En similar dirección, a finales del año pasado el alto comisionado de Naciones Unidas para los Derechos Humanos, Volker Türk, argumentaba que “la responsabilidad es demasiado alta e importante para ser transferida a quienes precisamente controlan el desarrollo tecnológico y su mercado”.  A la vez señalaba que la IA integra los derechos humanos en todo su ciclo de vida, advirtiendo que los mismos “se incorporan en la recopilación y selección de datos, así como en el diseño, desarrollo, implantación y uso de los modelos, instrumentos y servicios resultantes”.

Por su parte, la Unesco propuso una normativa global, mediante la “Recomendación sobre la Ética de la IA” y el mes pasado organizó el segundo Foro Mundial sobre la Ética de la Inteligencia Artificial: Cambiando el Panorama de la Gobernanza de la IA.
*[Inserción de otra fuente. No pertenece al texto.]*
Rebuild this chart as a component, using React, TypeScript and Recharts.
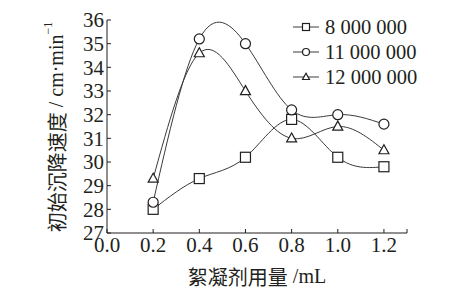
import React from 'react';
import { LineChart, Line, XAxis, YAxis } from 'recharts';

const doses = [0.2, 0.4, 0.6, 0.8, 1.0, 1.2];
const series8M = [28.0, 29.3, 30.2, 31.8, 30.2, 29.8];
const series11M = [28.3, 35.2, 35.0, 32.2, 32.0, 31.6];
const series12M = [29.3, 34.6, 33.0, 31.0, 31.5, 30.5];
const seriesNames = ['8 000 000', '11 000 000', '12 000 000'];
const seriesKeys = ['s8', 's11', 's12'];
const seriesShapes = ['square', 'circle', 'triangle'];
const xTicks = [0, 0.2, 0.4, 0.6, 0.8, 1.0, 1.2, 1.3];
const yTicks = [27, 28, 29, 30, 31, 32, 33, 34, 35, 36];

const data = doses.map((d, i) => ({ dose: d, s8: series8M[i], s11: series11M[i], s12: series12M[i] }));

const INK = '#231f20';
const LINE = '#3a3a3a';
const SERIF = '"Liberation Serif", "Times New Roman", serif';
const CJK = '"Noto Sans CJK SC", sans-serif';

function Marker({ shape, cx, cy, size }: { shape: string; cx: number; cy: number; size: number }) {
  if (cx == null || cy == null) return null;
  const sw = 1.2;
  if (shape === 'square') {
    return <rect x={cx - size / 2} y={cy - size / 2} width={size} height={size} fill="#fff" stroke={INK} strokeWidth={sw} />;
  }
  if (shape === 'circle') {
    return <circle cx={cx} cy={cy} r={size / 2} fill="#fff" stroke={INK} strokeWidth={sw} />;
  }
  const h = size * 0.9;
  const pts = `${cx},${cy - h * 0.6} ${cx - size / 2},${cy + h * 0.4} ${cx + size / 2},${cy + h * 0.4}`;
  return <polygon points={pts} fill="#fff" stroke={INK} strokeWidth={sw} strokeLinejoin="miter" />;
}

const XLabel = () => (
  <text x={257} y={276} textAnchor="middle" dominantBaseline="central" fill={INK} fontSize={20}>
    <tspan fontFamily={CJK}>絮凝剂用量</tspan>
    <tspan fontFamily={SERIF}> /mL</tspan>
  </text>
);

const YLabel = () => (
  <text x={0} y={0} transform="translate(56,127) rotate(-90)" textAnchor="middle" dominantBaseline="central" fill={INK} fontSize={20}>
    <tspan fontFamily={CJK}>初始沉降速度</tspan>
    <tspan fontFamily={SERIF}> / cm·min</tspan>
    <tspan fontFamily={SERIF} fontSize={12} dy={-8}>−1</tspan>
  </text>
);

export default function App() {
  return (
    <div style={{ position: 'absolute', left: 0, top: 0, width: 450, height: 290, background: '#fff' }}>
      <LineChart width={450} height={290} data={data} margin={{ top: 20, right: 43, left: 47, bottom: 27 }}>
        <XAxis
          type="number"
          dataKey="dose"
          domain={[0, 1.3]}
          ticks={xTicks}
          interval={0}
          tickFormatter={(v: number) => (v > 1.25 ? '' : v.toFixed(1))}
          tickSize={-4}
          tickMargin={8}
          height={30}
          axisLine={{ stroke: INK, strokeWidth: 1 }}
          tickLine={{ stroke: INK, strokeWidth: 1 }}
          tick={{ fill: INK, fontSize: 21, fontFamily: SERIF }}
          label={<XLabel />}
        />
        <YAxis
          type="number"
          domain={[27, 36]}
          ticks={yTicks}
          interval={0}
          width={60}
          tickSize={-4}
          tickMargin={7}
          axisLine={{ stroke: INK, strokeWidth: 1 }}
          tickLine={{ stroke: INK, strokeWidth: 1 }}
          tick={{ fill: INK, fontSize: 21, fontFamily: SERIF }}
          label={<YLabel />}
        />
        {seriesKeys.map((k, si) => (
          <Line
            key={k}
            dataKey={k}
            type="natural"
            stroke={LINE}
            strokeWidth={1}
            isAnimationActive={false}
            dot={(p: any) => <Marker key={`${k}-${p.index}`} shape={seriesShapes[si]} cx={p.cx} cy={p.cy} size={10} />}
            activeDot={false}
          />
        ))}
      </LineChart>
      <svg width={450} height={290} style={{ position: 'absolute', left: 0, top: 0, pointerEvents: 'none' }}>
        {seriesNames.map((name, i) => {
          const y = 27 + i * 25;
          return (
            <g key={name}>
              <line x1={293} x2={319} y1={y} y2={y} stroke={LINE} strokeWidth={1} />
              <Marker shape={seriesShapes[i]} cx={306} cy={y} size={7} />
              <text x={325} y={y} dominantBaseline="central" fontSize={20.5} fontFamily={SERIF} fill={INK}>
                {name}
              </text>
            </g>
          );
        })}
      </svg>
    </div>
  );
}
Es palpable la gran preocupación que se ha desatado, lo cual es ciertamente una muy buena noticia. Preocupa, sin embargo, si se llevarán a la práctica las ideas y los proyectos correspondientes, vista la debilidad de las instituciones y mecanismos encargados de la gobernabilidad global (y de procurar, añadiría, la sensatez entre los terrícolas).

Conclusión ¿por ahora?

En el debate reseñado en las líneas precedentes se juega, y no es desmesura advertirlo, el porvenir de la sociedad humana. Así las cosas, parece lógico deducir que requerimos de una brújula que encamine el desenvolvimiento de la IA en función de la ética. En otras palabras, que se dejen los apuros y se vele por la bien de la Casa Común.